West-London, 1989. In einem hippen Musikstudio findet eine der letzten großen Partys des Jahrzehnts statt. „Überall Celebrities, im ganzen Raum tanzen die Leute, es geht zu wie auf dem Rummel“, schrieb Musikjournalist Chris Heath im finalen Absatz seines Porträts „Pet Shop Boys, Literally“. Für das Buch, das die BBC als „eine der besten Biografien der Popmusik“ bezeichnete, begleitete er die Band mehrere Monate auf Tour. In jener ekstatischen Nacht beobachtete er die Musiker Neil Tennant und Chris Lowe noch einmal ganz genau: „Chris stürmt umher, tanzt und plappert wie wild, mit einem wahnsinnigen Strahlen im Gesicht.“ Als gegen sechs Uhr morgens das Licht angeht und der DJ die Musik abdreht, verabschiedet sich Lowe hastig. Seine letzten Worte sind gleichzeitig die letzten des Buchs: „Irgendwo soll es noch eine Party geben. Und die fängt gerade erst an.“ Die Szene lässt sich rückblickend leicht als sinnbildlich für die Karriere der Pet Shop Boys betrachten. Denn an ihre sensationellen Erfolge in den 1980ern, die sie mit Synthpop-Hymnen wie „West End Girls“ und „It’s a Sin“ feierten, knüpften sie in den 1990ern nahtlos an. Bis heute werden die Briten im Guinnessbuch der Rekorde als „erfolgreichstes Popduo der Musikgeschichte“ geführt.
Mehr als kühles Kalkül
Natürlich wollte der Autor mit seinen Beobachtungen seinerzeit nicht Orakel spielen. Chris Heath hob ausschweifende Szenen wie in London aus einem anderen Grund hervor: Ihm war daran gelegen, das Image der Pet Shop Boys, die vielen wegen der Ästhetik ihrer Live-Auftritte und Videoclips als unnahbare, entrückte Kunstfiguren galten, etwas zu korrigieren.

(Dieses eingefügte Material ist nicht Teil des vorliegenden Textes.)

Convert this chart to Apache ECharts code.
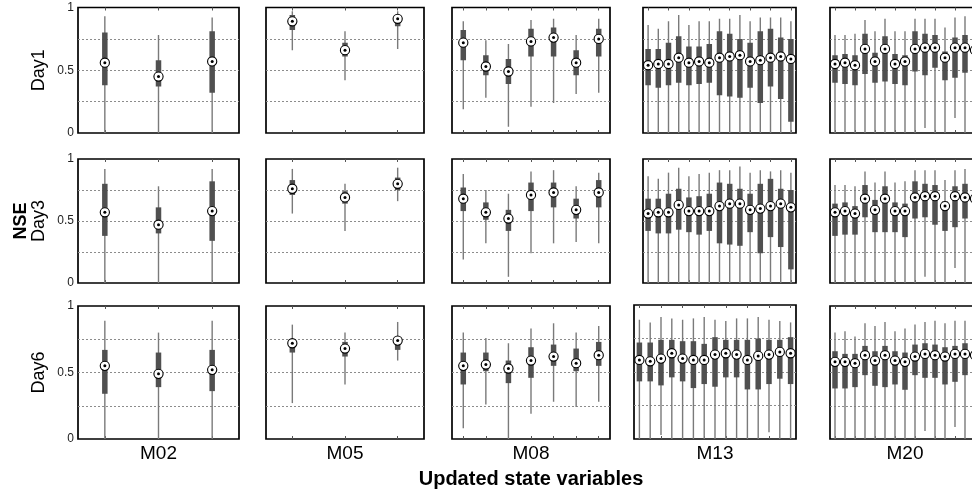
<!DOCTYPE html>
<html>
<head>
<meta charset="utf-8">
<script src="https://cdn.jsdelivr.net/npm/echarts@6/dist/echarts.min.js"></script>
<style>
	html, body { margin: 0; background: #fff; }
	#chart { width: 972px; height: 492px; }
</style>
</head>
<body>
<div id="chart"></div>
<script>
// each box: [low whisker, q1, median, q3, high whisker]
const models = ['M02', 'M05', 'M08', 'M13', 'M20'];
const days = ['Day1', 'Day3', 'Day6'];
const yTickLabels = { 0: '0', 0.5: '0.5', 1: '1' };

const d1_m02 = [[0, 0.38, 0.56, 0.80, 0.93], [0, 0.37, 0.45, 0.58, 0.78], [0, 0.32, 0.57, 0.81, 0.92]];
const d1_m05 = [[0.66, 0.82, 0.89, 0.94, 0.97], [0.42, 0.61, 0.66, 0.72, 0.81], [0.67, 0.85, 0.91, 0.94, 0.97]];
const d1_m08 = [
	[0.19, 0.58, 0.72, 0.82, 0.89], [0.28, 0.46, 0.53, 0.62, 0.74], [0.05, 0.39, 0.49, 0.59, 0.71],
	[0.21, 0.61, 0.73, 0.83, 0.90], [0.24, 0.61, 0.76, 0.84, 0.91], [0.31, 0.46, 0.56, 0.66, 0.78],
	[0.32, 0.61, 0.75, 0.83, 0.91]
];
const d1_m13 = [
	[0, 0.38, 0.54, 0.67, 0.86], [0, 0.36, 0.55, 0.67, 0.83], [0, 0.38, 0.55, 0.72, 0.89],
	[0, 0.40, 0.60, 0.77, 0.94], [0, 0.38, 0.56, 0.69, 0.86], [0, 0.39, 0.57, 0.69, 0.89],
	[0, 0.40, 0.56, 0.71, 0.89], [0, 0.30, 0.60, 0.81, 0.91], [0, 0.29, 0.61, 0.79, 0.91],
	[0, 0.28, 0.62, 0.75, 0.94], [0, 0.36, 0.57, 0.72, 0.89], [0, 0.24, 0.58, 0.81, 0.92],
	[0, 0.37, 0.60, 0.83, 0.92], [0, 0.27, 0.61, 0.76, 0.92], [0, 0.09, 0.59, 0.75, 0.89]
];
const d1_m20 = [
	[0, 0.40, 0.55, 0.62, 0.78], [0, 0.39, 0.56, 0.63, 0.78], [0, 0.38, 0.54, 0.62, 0.79],
	[0, 0.47, 0.67, 0.79, 0.90], [0, 0.40, 0.57, 0.64, 0.81], [0, 0.41, 0.67, 0.77, 0.91],
	[0, 0.39, 0.55, 0.63, 0.81], [0, 0.38, 0.57, 0.62, 0.81], [0, 0.49, 0.67, 0.81, 0.91],
	[0.04, 0.46, 0.68, 0.79, 0.91], [0, 0.52, 0.68, 0.78, 0.91], [0, 0.42, 0.60, 0.65, 0.84],
	[0.12, 0.44, 0.68, 0.76, 0.92], [0, 0.48, 0.68, 0.78, 0.93], [0, 0.45, 0.66, 0.77, 0.90]
];

const d3_m02 = [[0, 0.38, 0.57, 0.80, 0.92], [0, 0.40, 0.47, 0.61, 0.78], [0, 0.34, 0.58, 0.82, 0.92]];
const d3_m05 = [[0.56, 0.71, 0.76, 0.83, 0.92], [0.42, 0.64, 0.69, 0.74, 0.80], [0.66, 0.75, 0.80, 0.85, 0.93]];
const d3_m08 = [
	[0.19, 0.58, 0.68, 0.77, 0.88], [0.32, 0.51, 0.57, 0.65, 0.75], [0.05, 0.42, 0.52, 0.59, 0.72],
	[0.24, 0.58, 0.71, 0.81, 0.90], [0.32, 0.61, 0.73, 0.81, 0.91], [0.33, 0.52, 0.59, 0.68, 0.78],
	[0.32, 0.61, 0.73, 0.83, 0.89]
];
const d3_m13 = [
	[0, 0.42, 0.56, 0.68, 0.86], [0, 0.40, 0.57, 0.68, 0.84], [0, 0.40, 0.57, 0.72, 0.89],
	[0, 0.43, 0.63, 0.76, 0.93], [0, 0.41, 0.58, 0.69, 0.86], [0, 0.39, 0.58, 0.70, 0.88],
	[0, 0.42, 0.58, 0.72, 0.89], [0, 0.32, 0.62, 0.81, 0.91], [0, 0.31, 0.64, 0.80, 0.91],
	[0, 0.30, 0.64, 0.76, 0.94], [0, 0.41, 0.59, 0.72, 0.89], [0, 0.24, 0.60, 0.80, 0.91],
	[0, 0.37, 0.62, 0.84, 0.90], [0, 0.29, 0.64, 0.76, 0.91], [0, 0.11, 0.61, 0.75, 0.89]
];
const d3_m20 = [
	[0, 0.38, 0.57, 0.64, 0.79], [0, 0.39, 0.58, 0.65, 0.79], [0, 0.39, 0.56, 0.62, 0.78],
	[0, 0.53, 0.68, 0.79, 0.90], [0, 0.41, 0.59, 0.67, 0.81], [0, 0.41, 0.68, 0.78, 0.90],
	[0, 0.41, 0.58, 0.65, 0.81], [0, 0.37, 0.58, 0.64, 0.82], [0, 0.52, 0.69, 0.82, 0.91],
	[0.05, 0.53, 0.70, 0.80, 0.91], [0, 0.47, 0.70, 0.79, 0.91], [0, 0.42, 0.62, 0.66, 0.83],
	[0.12, 0.45, 0.70, 0.78, 0.91], [0, 0.52, 0.69, 0.80, 0.92], [0, 0.48, 0.68, 0.78, 0.90]
];

const d6_m02 = [[0, 0.34, 0.55, 0.67, 0.89], [0, 0.39, 0.49, 0.65, 0.80], [0, 0.36, 0.52, 0.67, 0.89]];
const d6_m05 = [[0.27, 0.65, 0.72, 0.72, 0.86], [0.41, 0.62, 0.68, 0.73, 0.80], [0.59, 0.67, 0.74, 0.76, 0.88]];
const d6_m08 = [
	[0.08, 0.41, 0.55, 0.65, 0.80], [0.26, 0.51, 0.56, 0.65, 0.76], [0, 0.42, 0.53, 0.59, 0.72],
	[0.19, 0.46, 0.59, 0.69, 0.83], [0.28, 0.55, 0.62, 0.71, 0.87], [0.24, 0.51, 0.57, 0.68, 0.80],
	[0.28, 0.55, 0.63, 0.73, 0.85]
];
const d6_m13 = [
	[0, 0.43, 0.59, 0.72, 0.89], [0, 0.43, 0.58, 0.72, 0.87], [0.03, 0.40, 0.60, 0.74, 0.91],
	[0, 0.46, 0.64, 0.74, 0.90], [0, 0.43, 0.60, 0.73, 0.89], [0, 0.38, 0.59, 0.73, 0.90],
	[0, 0.41, 0.59, 0.71, 0.91], [0, 0.39, 0.63, 0.76, 0.89], [0, 0.46, 0.64, 0.74, 0.88],
	[0, 0.46, 0.63, 0.74, 0.90], [0, 0.37, 0.59, 0.74, 0.90], [0, 0.37, 0.62, 0.75, 0.91],
	[0.05, 0.41, 0.63, 0.74, 0.89], [0, 0.45, 0.65, 0.74, 0.88], [0, 0.41, 0.64, 0.76, 0.87]
];
const d6_m20 = [
	[0, 0.38, 0.58, 0.66, 0.80], [0, 0.38, 0.58, 0.64, 0.81], [0, 0.39, 0.57, 0.64, 0.77],
	[0, 0.48, 0.63, 0.70, 0.87], [0, 0.40, 0.59, 0.66, 0.85], [0, 0.39, 0.63, 0.70, 0.88],
	[0, 0.41, 0.59, 0.66, 0.81], [0, 0.37, 0.58, 0.65, 0.83], [0, 0.48, 0.62, 0.71, 0.86],
	[0.06, 0.46, 0.64, 0.72, 0.88], [0, 0.46, 0.63, 0.71, 0.89], [0, 0.41, 0.62, 0.69, 0.87],
	[0.09, 0.43, 0.64, 0.70, 0.89], [0, 0.48, 0.64, 0.72, 0.89], [0, 0.45, 0.63, 0.71, 0.88]
];

const panels = [
	[d1_m02, d1_m05, d1_m08, d1_m13, d1_m20],
	[d3_m02, d3_m05, d3_m08, d3_m13, d3_m20],
	[d6_m02, d6_m05, d6_m08, d6_m13, d6_m20]
];

// layout in px: [left, width] per column, [top, height] per row
const colBox = [[78, 161], [266, 158], [452, 158], [643, 153], [830, 150]];
const rowBox = [[7.5, 125.5], [159, 124], [306, 133]];
const FONT = '"Liberation Sans", Arial, Helvetica, sans-serif';

const renderBox = (params, api) => {
	const x = api.value(0),
		lo = api.coord([x, api.value(1)]),
		q1 = api.coord([x, api.value(2)]),
		med = api.coord([x, api.value(3)]),
		q3 = api.coord([x, api.value(4)]),
		hi = api.coord([x, api.value(5)]),
		bw = 5.5;
	return {
		type: 'group',
		children: [
			{ type: 'line', shape: { x1: lo[0], y1: lo[1], x2: hi[0], y2: hi[1] },
				style: { stroke: '#7a7a7a', lineWidth: 1.4 } },
			{ type: 'rect', shape: { x: q3[0] - bw / 2, y: q3[1], width: bw, height: q1[1] - q3[1] },
				style: { fill: '#505050' } },
			{ type: 'circle', shape: { cx: med[0], cy: med[1], r: 4.6 },
				style: { fill: '#fff', stroke: '#000', lineWidth: 1.1 } },
			{ type: 'circle', shape: { cx: med[0], cy: med[1], r: 1.5 }, style: { fill: '#000' } }
		]
	};
};

const grid = [], xAxis = [], yAxis = [], series = [];

panels.forEach((row, r) => row.forEach((boxes, c) => {
	const k = grid.length;
	let [left, width] = colBox[c], [top, height] = rowBox[r];
	if (r === 2 && c === 3) { left = 634; width = 162; top = 305; height = 134; }
	grid.push({
		left, top, width, height, show: true, backgroundColor: '#fff',
		borderColor: '#000', borderWidth: 1.7, containLabel: false, outerBoundsMode: 'none'
	});
	const cats = boxes.map((b, i) => String(i + 1));
	const tick = { show: true, inside: true, length: 3, alignWithLabel: true, lineStyle: { color: '#555' } };
	xAxis.push({
		type: 'category', gridIndex: k, data: cats, boundaryGap: true,
		axisLine: { show: false }, axisTick: tick, axisLabel: { show: false },
		name: r === 2 ? models[c] : '', nameLocation: 'middle', nameGap: 5,
		nameTextStyle: { fontSize: 19, color: '#000', fontFamily: FONT }
	});
	xAxis.push({
		type: 'category', gridIndex: k, data: cats, boundaryGap: true, position: 'top',
		axisLine: { show: false }, axisTick: tick, axisLabel: { show: false }
	});
	yAxis.push({
		type: 'value', gridIndex: k, min: 0, max: 1, interval: 0.25,
		axisLine: { show: false }, axisTick: { show: false },
		splitLine: {
			show: true, showMinLine: false, showMaxLine: false,
			lineStyle: { color: '#8c8c8c', type: [2, 2], width: 1 }
		},
		axisLabel: {
			show: c === 0, margin: 4, fontSize: 12, color: '#222', fontFamily: FONT,
			formatter: v => yTickLabels[v] ?? ''
		},
		name: c === 0 ? days[r] : '', nameLocation: 'middle', nameGap: 30, nameRotate: 90,
		nameTextStyle: { fontSize: 18, color: '#000', fontFamily: FONT }
	});
	series.push({
		type: 'custom', xAxisIndex: 2 * k, yAxisIndex: k, clip: true,
		renderItem: renderBox,
		encode: { x: 0, y: [1, 2, 3, 4, 5] },
		data: boxes.map((b, i) => [i, ...b])
	});
}));

const chart = echarts.init(document.getElementById('chart'));
chart.setOption({
	animation: false,
	backgroundColor: '#fff',
	grid, xAxis, yAxis, series,
	graphic: [
		{ type: 'text', x: 21, y: 221, rotation: Math.PI / 2,
			style: { text: 'NSE', fontSize: 18, fontWeight: 'bold', fontFamily: FONT, fill: '#000',
				align: 'center', verticalAlign: 'middle' } },
		{ type: 'text', x: 531, y: 479,
			style: { text: 'Updated state variables', fontSize: 20, fontWeight: 'bold', fontFamily: FONT,
				fill: '#000', align: 'center', verticalAlign: 'middle' } }
	]
});
</script>
</body>
</html>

So wie er sie auf Tour erlebte, waren Tennant und Lowe äußerst geerdete Typen mit einem feinen britischen Humor, noch dazu hellwach, was politische Themen betrifft – und sich dabei nie zu schade, auch mal anzuecken. Diese Erkenntnis nannte Heath „einen weiteren Todesstoß für jeden, der glaubt, dass die Pet Shop Boys ihre Karriere allein mit kühlem Kalkül und mit einem ausgeprägten Sinn für Strategie und Imagebildung angegangen sind“. Genau diesen Eindruck bestätigen Tennant und Lowe auch mit launigen Interviews in der ARTE-Dokumentation, die im Juni auf ihre 40-jährige Bandgeschichte zurückblickt.